李俐:我觉得他们在变。当年在社区讲真相,我和另外一个同修就到了华人社区,因为那个时候直到就是……华人的一些活动,都是中领馆在背后指使华人社团做的。那个时候我和另外一个学员就参与了他们那个,就进到了……有一个偶然的机会吧,就进到他们的社区。

我第一个是进到上海联谊会,当时还是他们选我是上海联谊会的副会长,然后还参加了他们那个浙江同乡会。他们就是不拒什么什么的,你比方说你在南方,你在哪里,你说我要参加什么,他们都乐意的。私下里我都跟他们讲真相,私下里他们全部都知道我炼法轮功。

扶摇:他们的态度是接受的是吧?

李俐:接受,他们的态度是接受的。为什么接受?因为他看到了我和另外一个同修。我们也是在为这个团体着想,我们也在帮助他们,就是怎么样能够扩大这个团体,出的都是好主意。

但是呢,你比方说中领馆那个时候说要组织一个社团组织,召开“江八点”座谈会,江泽民不是有什么有八点,“江八点”座谈会。我就通过跟他们讲真相,他们就不去。

扶摇:迫害还在持续,您想对目前在中共执政的当局说一些什么,对还不了解这些事实真相的观众朋友说一些什么呢?

李俐:我想说的是啊,天地之大无其不有,山外有山,天外有天,很多东西呢,我们不知道的,不一定不存在。

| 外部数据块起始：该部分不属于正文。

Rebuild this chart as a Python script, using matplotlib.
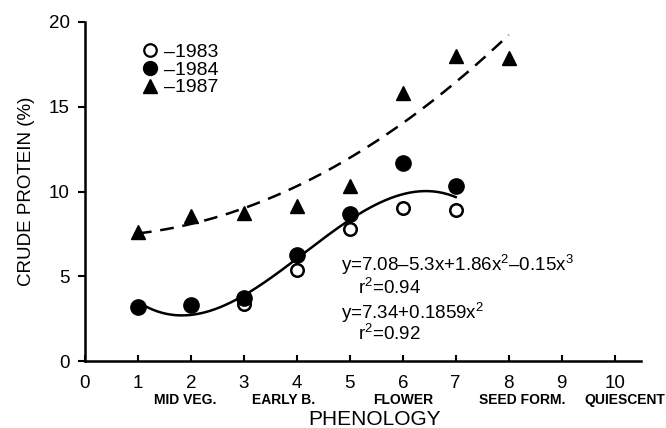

我觉得对不了解法轮功真相的人,走进来看一看,多了解一下,也许就打开你的心结了。我劝朋友们还是多了解,了解了之后你才能够辨别是非;你不了解你只听一面之词,就会混淆,就会上当受骗。

今天法轮功24年如一日,有人说给钱了,美国给多少多少钱,这个拿了多少钱。我们一分钱都没有,我们就是掏心窝子,有钱的出钱,有力的出力。那个(中共)总领馆,(驻)纽约的总领馆在那个入海口,冬天(寒风)刺骨,我一开始来纽约的时候,我就在那里。

严寒酷暑,冬天零下十几度,有的时候快二十多度零下,给你五十块钱,给你一百块,甚至给你再多的钱,你去做做看?它是一种毅力,那种对信仰的坚定,死不足惜的,不是说你用钱你就能够买来这些东西的。你能赚点钱你就?不是这样的。

扶摇:是,知道您经历了很多,也确实像您所说的兼听则明,确实要看很多的消息之后自己去判断,这个才是真正的自己在做选择。

非常感谢李俐女士来跟我们分享您自己这么多的经历,也非常感谢大家收看,那我们更多的热点话题就下期节目时间再见了,再会。